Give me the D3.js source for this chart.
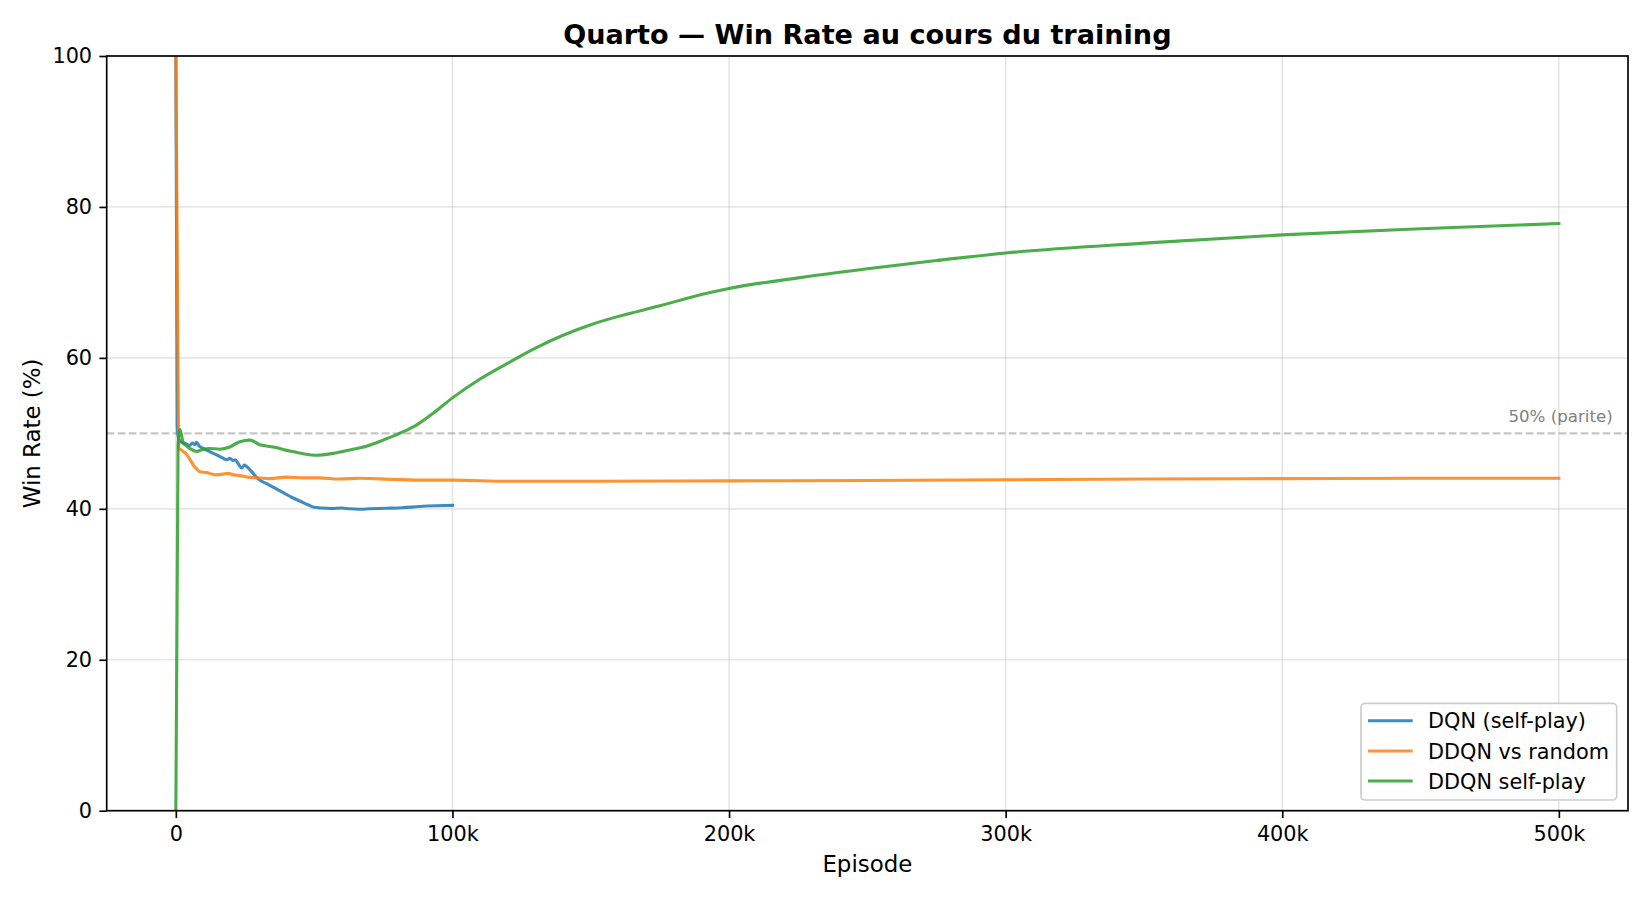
<!DOCTYPE html>
<html>
<head>
<meta charset="utf-8">
<script src="https://cdn.jsdelivr.net/npm/d3@7"></script>
<style>
  html, body { margin: 0; padding: 0; background: #ffffff; }
  svg { display: block; font-family: "DejaVu Sans", sans-serif; }
</style>
</head>
<body>
<svg id="chart" width="1650" height="900"></svg>
<script>
// ---------- data ----------
const titleText = "Quarto \u2014 Win Rate au cours du training";
const xLabel = "Episode";
const yLabel = "Win Rate (%)";
const xTicks = [0, 100000, 200000, 300000, 400000, 500000];
const xTickLabels = ["0", "100k", "200k", "300k", "400k", "500k"];
const yTicks = [0, 20, 40, 60, 80, 100];
const parityValue = 50;
const parityLabel = "50% (parite)";
const seriesNames = ["DQN (self-play)", "DDQN vs random", "DDQN self-play"];

const dqnEpisodes = [0, 500, 1000, 2000, 3300, 5000, 6000, 6900, 7500, 8500, 9900, 11500, 13500, 15500, 17100, 18500, 19500, 20700, 21500, 22500, 23800, 24800, 25600, 27000, 30000, 33000, 36000, 39000, 42000, 45000, 48000, 50000, 53000, 56000, 60000, 63000, 66500, 70000, 76000, 82000, 88000, 94000, 100000];
const dqnValues   = [100, 51.0, 49.3, 48.8, 48.7, 48.4, 48.7, 48.5, 48.8, 48.3, 48.0, 47.7, 47.35, 47.0, 46.7, 46.5, 46.7, 46.4, 46.5, 46.0, 45.4, 45.8, 45.6, 45.1, 43.9, 43.3, 42.7, 42.1, 41.5, 41.0, 40.5, 40.2, 40.1, 40.05, 40.1, 40.0, 39.95, 40.0, 40.07, 40.15, 40.3, 40.4, 40.46];

const ddqnRandEpisodes = [0, 1000, 2000, 2700, 3900, 5000, 6300, 7500, 8700, 11100, 13000, 14700, 17000, 18900, 21000, 23100, 26000, 30000, 34000, 40000, 46000, 52000, 59000, 66500, 78500, 90000, 100000, 120000, 150000, 200000, 250000, 300000, 350000, 400000, 450000, 500000];
const ddqnRandValues   = [100, 48.0, 47.8, 47.6, 47.2, 46.6, 45.8, 45.3, 44.9, 44.8, 44.6, 44.5, 44.6, 44.7, 44.5, 44.4, 44.2, 44.1, 44.0, 44.2, 44.1, 44.1, 43.95, 44.05, 43.9, 43.8, 43.8, 43.65, 43.65, 43.7, 43.75, 43.85, 43.95, 44.0, 44.05, 44.05];

const ddqnSelfEpisodes = [0, 800, 1500, 2700, 4000, 5500, 7500, 9900, 12300, 15900, 19500, 23100, 26800, 30400, 35200, 41200, 46000, 50900, 56900, 62900, 68900, 74900, 80900, 87000, 93000, 100000, 110000, 120000, 130000, 140000, 150000, 160000, 175000, 190000, 200000, 225000, 250000, 275000, 300000, 350000, 400000, 450000, 500000];
const ddqnSelfValues   = [0, 48.5, 50.5, 48.7, 48.3, 47.9, 47.6, 47.9, 48.0, 47.9, 48.2, 48.9, 49.1, 48.5, 48.2, 47.66, 47.3, 47.1, 47.35, 47.8, 48.3, 49.1, 50.0, 51.1, 52.65, 54.7, 57.2, 59.3, 61.3, 63.0, 64.4, 65.5, 66.9, 68.4, 69.2, 70.6, 71.8, 72.9, 73.9, 75.2, 76.3, 77.1, 77.8];

const seriesColors = ["#1f77b4", "#ff7f0e", "#2ca02c"];

// ---------- layout ----------
const plot = { left: 106.7, right: 1628, top: 56, bottom: 810.7 };

const svg = d3.select("#chart");

const x = d3.scaleLinear().domain([-25000, 525000]).range([plot.left, plot.right]);
const y = d3.scaleLinear().domain([0, 100]).range([plot.bottom, plot.top]);

// grid
const grid = svg.append("g");
grid.selectAll("line.gx").data(xTicks).join("line")
  .attr("x1", d => x(d)).attr("x2", d => x(d))
  .attr("y1", plot.top).attr("y2", plot.bottom)
  .attr("stroke", "#b0b0b0").attr("stroke-opacity", 0.3).attr("stroke-width", 1.67);
grid.selectAll("line.gy").data(yTicks).join("line")
  .attr("x1", plot.left).attr("x2", plot.right)
  .attr("y1", d => y(d)).attr("y2", d => y(d))
  .attr("stroke", "#b0b0b0").attr("stroke-opacity", 0.3).attr("stroke-width", 1.67);

// parity line
svg.append("line")
  .attr("x1", plot.left).attr("x2", plot.right)
  .attr("y1", y(parityValue)).attr("y2", y(parityValue))
  .attr("stroke", "#808080").attr("stroke-opacity", 0.45)
  .attr("stroke-width", 2.08).attr("stroke-dasharray", "7.7,3.3");
svg.append("text")
  .attr("x", plot.left + 0.99 * (plot.right - plot.left))
  .attr("y", y(parityValue + 1) - 4)
  .attr("text-anchor", "end")
  .attr("font-size", 16.67).attr("fill", "#808080")
  .text(parityLabel);

// lines
svg.append("clipPath").attr("id", "clip").append("rect")
  .attr("x", plot.left).attr("y", plot.top)
  .attr("width", plot.right - plot.left).attr("height", plot.bottom - plot.top);

const seriesData = [
  d3.zip(dqnEpisodes, dqnValues),
  d3.zip(ddqnRandEpisodes, ddqnRandValues),
  d3.zip(ddqnSelfEpisodes, ddqnSelfValues)
];
const line = d3.line().x(d => x(d[0])).y(d => y(d[1])).curve(d3.curveMonotoneX);
const linesG = svg.append("g").attr("clip-path", "url(#clip)");
seriesData.forEach((data, i) => {
  linesG.append("path").datum(data)
    .attr("d", line).attr("fill", "none")
    .attr("stroke", seriesColors[i]).attr("stroke-opacity", 0.85)
    .attr("stroke-width", 3.1).attr("stroke-linejoin", "round").attr("stroke-linecap", "square");
});

// axes
const xAxis = d3.axisBottom(x).tickValues(xTicks).tickFormat((d, i) => xTickLabels[i])
  .tickSizeInner(7.3).tickSizeOuter(0).tickPadding(7.3);
const yAxis = d3.axisLeft(y).tickValues(yTicks).tickSizeInner(7.3).tickSizeOuter(0).tickPadding(7.3);

const gx = svg.append("g").attr("transform", `translate(0,${plot.bottom})`).call(xAxis);
const gy = svg.append("g").attr("transform", `translate(${plot.left},0)`).call(yAxis);
[gx, gy].forEach(g => {
  g.select(".domain").remove();
  g.selectAll(".tick line").attr("stroke", "#000").attr("stroke-width", 1.67);
  g.selectAll(".tick text").attr("font-size", 20.8).attr("fill", "#000")
    .attr("font-family", "DejaVu Sans, sans-serif");
});
gx.selectAll(".tick text").attr("dy", "0.76em");

// frame
svg.append("rect")
  .attr("x", plot.left).attr("y", plot.top)
  .attr("width", plot.right - plot.left).attr("height", plot.bottom - plot.top)
  .attr("fill", "none").attr("stroke", "#000").attr("stroke-width", 1.67);

// labels
svg.append("text")
  .attr("x", (plot.left + plot.right) / 2).attr("y", 44)
  .attr("text-anchor", "middle").attr("font-size", 27.1).attr("font-weight", "bold")
  .text(titleText);
svg.append("text")
  .attr("x", (plot.left + plot.right) / 2).attr("y", 872)
  .attr("text-anchor", "middle").attr("font-size", 22.9)
  .text(xLabel);
svg.append("text")
  .attr("transform", `translate(40,${(plot.top + plot.bottom) / 2}) rotate(-90)`)
  .attr("text-anchor", "middle").attr("font-size", 22.9)
  .text(yLabel);

// legend
const lg = svg.append("g");
lg.append("rect")
  .attr("x", 1361).attr("y", 703.3).attr("width", 255.7).attr("height", 96.7)
  .attr("rx", 4).attr("ry", 4)
  .attr("fill", "#fff").attr("fill-opacity", 0.8)
  .attr("stroke", "#cccccc").attr("stroke-width", 1.67);
const rows = [720.7, 751, 781];
seriesNames.forEach((name, i) => {
  lg.append("line")
    .attr("x1", 1368).attr("x2", 1412.7).attr("y1", rows[i]).attr("y2", rows[i])
    .attr("stroke", seriesColors[i]).attr("stroke-opacity", 0.85).attr("stroke-width", 3.1);
  lg.append("text")
    .attr("x", 1428).attr("y", rows[i] + 7.5)
    .attr("font-size", 20.8).attr("fill", "#000")
    .text(name);
});
</script>
</body>
</html>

§ Exercise brief
All lines in the data that contain the word "chart" should be copied.

§ Answer
Give me the D3.js source for this chart.
<svg id="chart" width="1650" height="900"></svg>
const svg = d3.select("#chart");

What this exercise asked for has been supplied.